• STATED EXERCISE: Scan the data for "this" and copy the lines it appears in.

::::

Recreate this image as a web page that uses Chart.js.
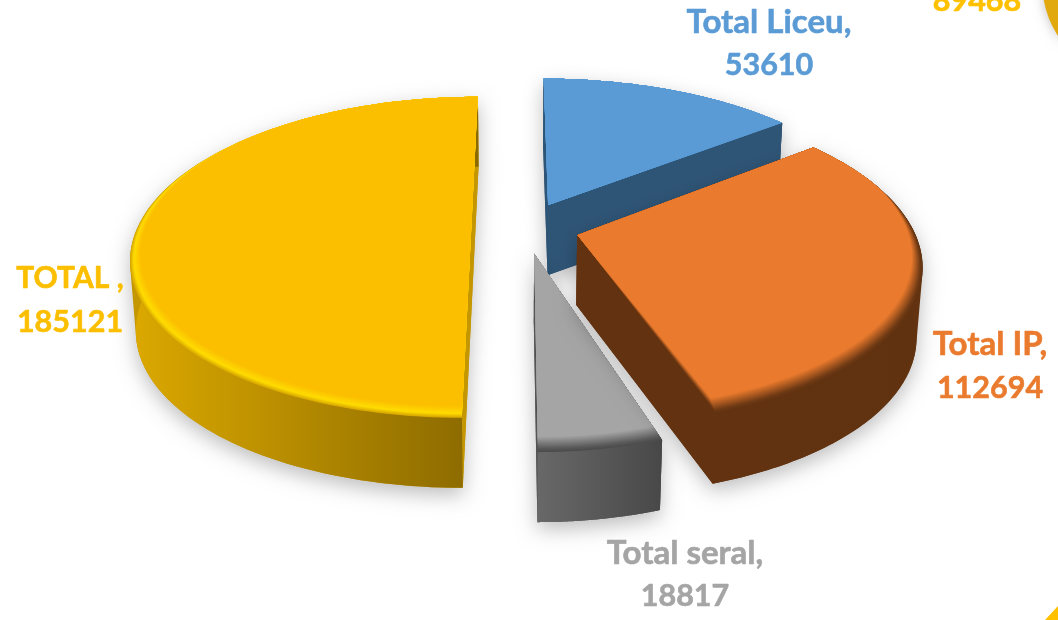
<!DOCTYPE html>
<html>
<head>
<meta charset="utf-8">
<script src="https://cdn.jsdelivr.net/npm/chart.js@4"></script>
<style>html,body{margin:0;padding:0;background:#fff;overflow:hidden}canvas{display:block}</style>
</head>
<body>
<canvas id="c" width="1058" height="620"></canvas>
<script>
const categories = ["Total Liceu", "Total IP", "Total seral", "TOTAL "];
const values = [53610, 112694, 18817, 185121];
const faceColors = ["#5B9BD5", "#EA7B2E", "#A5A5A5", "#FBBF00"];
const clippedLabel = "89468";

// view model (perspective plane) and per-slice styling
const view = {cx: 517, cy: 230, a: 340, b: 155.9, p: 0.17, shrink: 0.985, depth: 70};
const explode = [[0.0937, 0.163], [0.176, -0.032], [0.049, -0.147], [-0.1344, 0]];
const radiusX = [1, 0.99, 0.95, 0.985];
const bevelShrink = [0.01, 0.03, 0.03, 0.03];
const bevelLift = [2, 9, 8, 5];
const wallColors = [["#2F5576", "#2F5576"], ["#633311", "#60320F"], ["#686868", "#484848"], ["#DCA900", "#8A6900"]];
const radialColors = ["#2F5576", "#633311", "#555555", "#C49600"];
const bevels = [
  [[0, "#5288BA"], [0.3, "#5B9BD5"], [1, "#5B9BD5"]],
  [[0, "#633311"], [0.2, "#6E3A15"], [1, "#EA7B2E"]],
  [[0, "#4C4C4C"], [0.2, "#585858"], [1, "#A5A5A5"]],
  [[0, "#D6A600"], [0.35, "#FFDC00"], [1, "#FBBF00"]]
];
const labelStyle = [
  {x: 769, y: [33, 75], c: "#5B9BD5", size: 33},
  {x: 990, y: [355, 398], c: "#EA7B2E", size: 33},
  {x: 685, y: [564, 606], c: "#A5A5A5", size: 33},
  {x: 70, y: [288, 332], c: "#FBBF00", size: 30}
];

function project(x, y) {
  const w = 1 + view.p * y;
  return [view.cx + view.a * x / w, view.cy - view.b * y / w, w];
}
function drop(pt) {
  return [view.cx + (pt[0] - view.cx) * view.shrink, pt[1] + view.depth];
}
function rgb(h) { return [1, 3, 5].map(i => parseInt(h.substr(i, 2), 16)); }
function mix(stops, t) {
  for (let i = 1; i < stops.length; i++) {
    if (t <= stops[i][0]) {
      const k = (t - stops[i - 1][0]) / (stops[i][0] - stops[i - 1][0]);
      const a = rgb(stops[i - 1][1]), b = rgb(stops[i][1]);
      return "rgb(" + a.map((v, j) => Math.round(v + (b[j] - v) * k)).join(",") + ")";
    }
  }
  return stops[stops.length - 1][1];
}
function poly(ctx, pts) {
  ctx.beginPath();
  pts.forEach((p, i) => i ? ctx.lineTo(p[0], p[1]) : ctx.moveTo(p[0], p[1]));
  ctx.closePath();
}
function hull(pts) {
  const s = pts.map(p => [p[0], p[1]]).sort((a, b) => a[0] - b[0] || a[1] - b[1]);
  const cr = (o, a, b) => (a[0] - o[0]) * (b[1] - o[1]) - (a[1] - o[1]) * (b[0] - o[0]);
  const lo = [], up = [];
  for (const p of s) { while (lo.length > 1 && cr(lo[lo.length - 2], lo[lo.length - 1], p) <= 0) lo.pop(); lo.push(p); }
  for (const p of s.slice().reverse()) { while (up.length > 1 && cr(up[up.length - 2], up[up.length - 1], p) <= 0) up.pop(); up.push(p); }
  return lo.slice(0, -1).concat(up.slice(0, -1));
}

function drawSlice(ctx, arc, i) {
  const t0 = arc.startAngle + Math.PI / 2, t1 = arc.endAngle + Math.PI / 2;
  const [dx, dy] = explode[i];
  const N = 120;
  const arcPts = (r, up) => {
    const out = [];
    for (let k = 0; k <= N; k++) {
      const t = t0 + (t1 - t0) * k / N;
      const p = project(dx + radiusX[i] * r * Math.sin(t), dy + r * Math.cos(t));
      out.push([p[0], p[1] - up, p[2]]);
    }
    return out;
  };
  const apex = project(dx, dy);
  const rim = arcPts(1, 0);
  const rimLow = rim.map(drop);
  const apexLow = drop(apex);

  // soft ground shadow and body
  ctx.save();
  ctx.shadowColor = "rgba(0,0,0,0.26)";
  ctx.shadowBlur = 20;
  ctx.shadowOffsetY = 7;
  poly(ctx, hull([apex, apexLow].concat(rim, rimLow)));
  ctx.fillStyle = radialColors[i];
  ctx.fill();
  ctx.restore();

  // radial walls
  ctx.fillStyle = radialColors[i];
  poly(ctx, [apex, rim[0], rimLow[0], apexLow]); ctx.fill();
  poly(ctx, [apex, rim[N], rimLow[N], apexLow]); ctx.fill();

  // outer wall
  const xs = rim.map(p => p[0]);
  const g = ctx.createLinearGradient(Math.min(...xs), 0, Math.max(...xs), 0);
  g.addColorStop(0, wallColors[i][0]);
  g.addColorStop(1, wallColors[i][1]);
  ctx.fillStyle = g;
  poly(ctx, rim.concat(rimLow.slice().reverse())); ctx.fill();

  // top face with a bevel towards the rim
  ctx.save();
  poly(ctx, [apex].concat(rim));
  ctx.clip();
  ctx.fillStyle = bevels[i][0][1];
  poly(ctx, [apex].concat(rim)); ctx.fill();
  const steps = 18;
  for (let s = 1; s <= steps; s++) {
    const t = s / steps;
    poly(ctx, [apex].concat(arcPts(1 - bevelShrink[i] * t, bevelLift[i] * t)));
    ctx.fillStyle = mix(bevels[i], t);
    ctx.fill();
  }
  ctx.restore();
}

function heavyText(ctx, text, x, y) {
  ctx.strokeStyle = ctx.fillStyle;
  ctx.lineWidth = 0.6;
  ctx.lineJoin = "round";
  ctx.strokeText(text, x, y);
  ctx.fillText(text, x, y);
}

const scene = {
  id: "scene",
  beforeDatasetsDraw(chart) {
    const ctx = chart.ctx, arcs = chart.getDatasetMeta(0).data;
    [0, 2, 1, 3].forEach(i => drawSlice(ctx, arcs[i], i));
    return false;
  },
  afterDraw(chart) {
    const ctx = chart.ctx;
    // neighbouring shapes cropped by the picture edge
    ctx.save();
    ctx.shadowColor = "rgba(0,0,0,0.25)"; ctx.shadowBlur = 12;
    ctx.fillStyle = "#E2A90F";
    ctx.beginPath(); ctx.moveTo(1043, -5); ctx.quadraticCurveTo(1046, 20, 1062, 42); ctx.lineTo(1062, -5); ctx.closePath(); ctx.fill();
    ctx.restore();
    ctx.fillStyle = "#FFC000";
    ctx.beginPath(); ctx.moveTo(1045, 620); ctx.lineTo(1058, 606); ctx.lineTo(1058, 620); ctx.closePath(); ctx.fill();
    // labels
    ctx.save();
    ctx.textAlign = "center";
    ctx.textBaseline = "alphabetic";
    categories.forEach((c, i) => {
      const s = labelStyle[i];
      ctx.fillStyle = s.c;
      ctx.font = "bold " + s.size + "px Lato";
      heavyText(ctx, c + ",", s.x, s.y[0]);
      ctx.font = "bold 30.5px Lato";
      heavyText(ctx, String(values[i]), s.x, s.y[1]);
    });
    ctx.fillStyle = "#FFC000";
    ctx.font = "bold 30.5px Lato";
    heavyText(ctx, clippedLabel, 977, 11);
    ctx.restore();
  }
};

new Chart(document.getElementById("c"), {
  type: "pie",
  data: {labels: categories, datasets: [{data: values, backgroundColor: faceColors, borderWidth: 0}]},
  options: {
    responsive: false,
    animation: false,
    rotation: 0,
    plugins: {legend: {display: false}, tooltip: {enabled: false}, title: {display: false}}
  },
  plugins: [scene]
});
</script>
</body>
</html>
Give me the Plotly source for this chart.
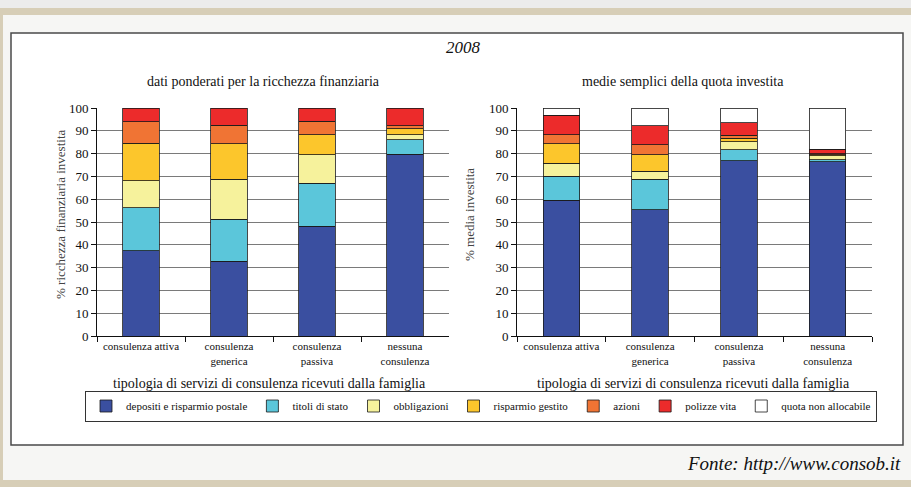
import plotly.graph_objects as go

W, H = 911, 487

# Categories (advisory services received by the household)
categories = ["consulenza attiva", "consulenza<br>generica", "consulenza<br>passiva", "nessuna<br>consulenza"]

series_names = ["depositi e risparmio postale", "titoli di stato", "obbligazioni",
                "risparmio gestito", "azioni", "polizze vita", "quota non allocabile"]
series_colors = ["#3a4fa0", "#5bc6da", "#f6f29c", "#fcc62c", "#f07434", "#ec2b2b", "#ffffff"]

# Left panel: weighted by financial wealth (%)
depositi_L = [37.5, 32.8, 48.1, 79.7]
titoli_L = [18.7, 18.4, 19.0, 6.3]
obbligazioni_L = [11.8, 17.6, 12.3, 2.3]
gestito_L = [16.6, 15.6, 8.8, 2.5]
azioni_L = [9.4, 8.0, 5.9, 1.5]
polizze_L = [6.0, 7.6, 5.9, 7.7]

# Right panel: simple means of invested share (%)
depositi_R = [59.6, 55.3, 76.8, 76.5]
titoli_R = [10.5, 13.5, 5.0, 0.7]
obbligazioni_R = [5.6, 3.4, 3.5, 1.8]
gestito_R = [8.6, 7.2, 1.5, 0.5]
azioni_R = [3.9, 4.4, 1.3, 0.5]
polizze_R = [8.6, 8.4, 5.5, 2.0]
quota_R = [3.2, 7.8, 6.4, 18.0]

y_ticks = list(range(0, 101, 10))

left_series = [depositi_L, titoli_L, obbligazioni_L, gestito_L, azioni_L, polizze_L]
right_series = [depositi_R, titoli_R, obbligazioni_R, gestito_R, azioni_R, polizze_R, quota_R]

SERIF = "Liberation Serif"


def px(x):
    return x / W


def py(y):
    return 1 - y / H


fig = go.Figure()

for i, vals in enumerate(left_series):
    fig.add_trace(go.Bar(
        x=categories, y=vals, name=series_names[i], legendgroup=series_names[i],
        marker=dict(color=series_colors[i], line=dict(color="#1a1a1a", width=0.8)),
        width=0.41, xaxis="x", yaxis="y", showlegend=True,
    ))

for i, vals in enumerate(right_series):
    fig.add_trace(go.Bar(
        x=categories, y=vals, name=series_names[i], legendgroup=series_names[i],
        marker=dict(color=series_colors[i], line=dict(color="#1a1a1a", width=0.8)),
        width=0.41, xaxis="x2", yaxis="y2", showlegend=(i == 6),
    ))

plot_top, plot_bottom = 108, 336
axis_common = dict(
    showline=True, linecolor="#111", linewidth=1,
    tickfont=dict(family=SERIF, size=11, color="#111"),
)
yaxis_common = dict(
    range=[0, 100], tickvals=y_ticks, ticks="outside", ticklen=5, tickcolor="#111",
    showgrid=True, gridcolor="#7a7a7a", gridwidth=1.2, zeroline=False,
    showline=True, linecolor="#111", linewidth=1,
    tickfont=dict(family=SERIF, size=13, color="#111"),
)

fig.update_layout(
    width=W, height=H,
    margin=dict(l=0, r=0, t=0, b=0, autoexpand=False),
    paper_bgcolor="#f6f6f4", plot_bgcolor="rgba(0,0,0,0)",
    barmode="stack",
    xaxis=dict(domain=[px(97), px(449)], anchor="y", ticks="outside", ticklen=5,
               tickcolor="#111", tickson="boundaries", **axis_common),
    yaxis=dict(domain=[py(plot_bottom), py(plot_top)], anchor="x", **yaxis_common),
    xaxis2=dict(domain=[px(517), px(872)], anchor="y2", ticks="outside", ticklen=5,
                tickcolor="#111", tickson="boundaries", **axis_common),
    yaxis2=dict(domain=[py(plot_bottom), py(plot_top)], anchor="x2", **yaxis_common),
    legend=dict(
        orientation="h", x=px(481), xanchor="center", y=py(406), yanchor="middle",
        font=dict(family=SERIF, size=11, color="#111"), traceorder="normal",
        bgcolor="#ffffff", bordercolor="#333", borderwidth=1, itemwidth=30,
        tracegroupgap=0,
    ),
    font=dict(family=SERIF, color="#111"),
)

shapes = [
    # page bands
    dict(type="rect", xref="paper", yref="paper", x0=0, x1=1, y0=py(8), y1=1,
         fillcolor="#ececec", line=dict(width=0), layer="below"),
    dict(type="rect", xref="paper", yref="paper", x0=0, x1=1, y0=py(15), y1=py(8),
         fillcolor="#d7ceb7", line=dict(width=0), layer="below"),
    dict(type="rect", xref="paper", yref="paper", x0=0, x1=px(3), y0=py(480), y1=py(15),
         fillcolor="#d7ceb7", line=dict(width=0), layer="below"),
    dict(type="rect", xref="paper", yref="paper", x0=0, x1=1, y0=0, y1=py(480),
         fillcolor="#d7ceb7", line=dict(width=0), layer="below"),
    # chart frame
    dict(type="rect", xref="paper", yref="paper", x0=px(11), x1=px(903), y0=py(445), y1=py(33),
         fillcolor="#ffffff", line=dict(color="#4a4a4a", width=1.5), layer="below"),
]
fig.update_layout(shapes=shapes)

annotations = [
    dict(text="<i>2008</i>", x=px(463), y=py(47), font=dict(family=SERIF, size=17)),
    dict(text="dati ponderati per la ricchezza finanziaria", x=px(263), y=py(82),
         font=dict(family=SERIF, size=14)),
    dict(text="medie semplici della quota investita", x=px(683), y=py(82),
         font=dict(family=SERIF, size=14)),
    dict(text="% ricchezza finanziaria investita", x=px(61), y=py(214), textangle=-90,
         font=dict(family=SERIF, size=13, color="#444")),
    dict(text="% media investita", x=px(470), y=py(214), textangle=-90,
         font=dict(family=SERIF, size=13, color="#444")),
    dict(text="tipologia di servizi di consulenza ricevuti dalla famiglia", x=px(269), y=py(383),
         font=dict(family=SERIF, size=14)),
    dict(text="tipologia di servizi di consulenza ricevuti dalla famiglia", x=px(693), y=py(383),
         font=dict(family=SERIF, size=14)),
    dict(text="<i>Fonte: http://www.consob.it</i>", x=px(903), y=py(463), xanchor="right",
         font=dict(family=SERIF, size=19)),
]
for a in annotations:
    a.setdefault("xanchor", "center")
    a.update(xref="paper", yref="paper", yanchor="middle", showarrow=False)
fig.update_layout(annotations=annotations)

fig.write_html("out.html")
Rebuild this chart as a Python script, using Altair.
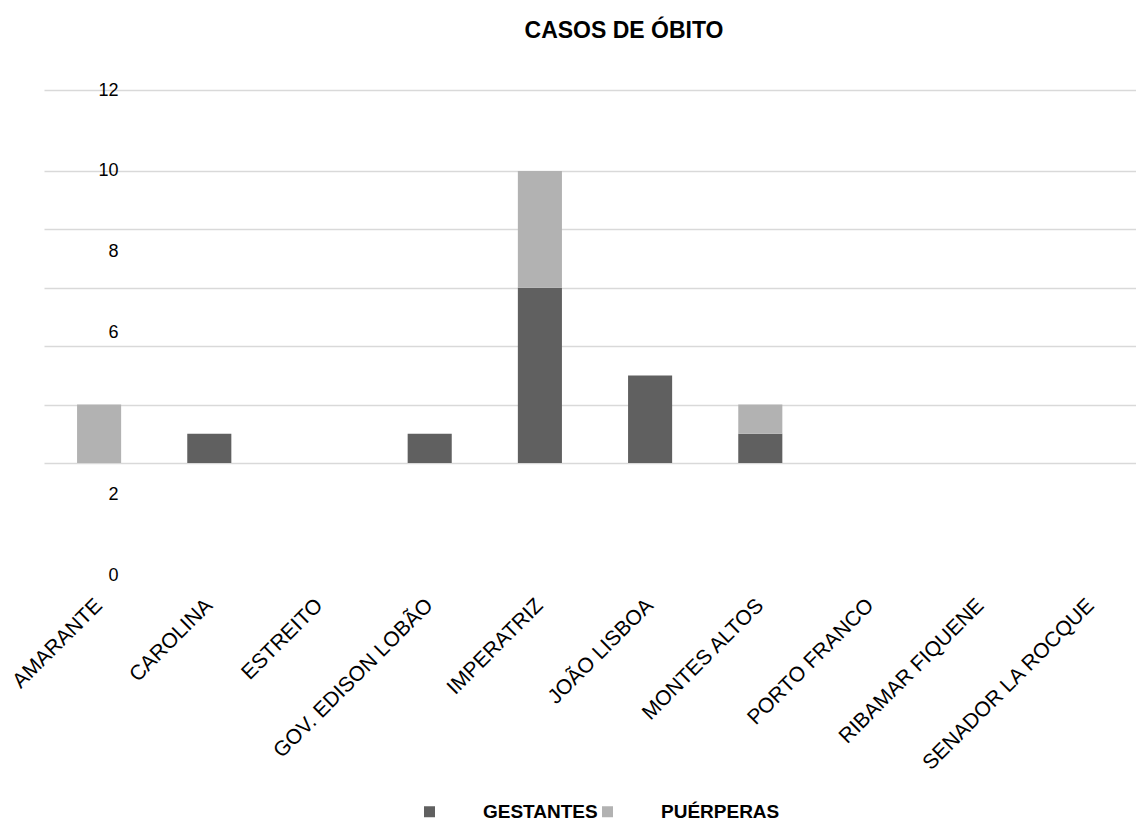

::::

• WRITTEN RESPONSE:
Recreate this image as a web page that uses Chart.js.
Give me the Plotly source for this chart.
Rebuild this chart as a Python script, using Altair.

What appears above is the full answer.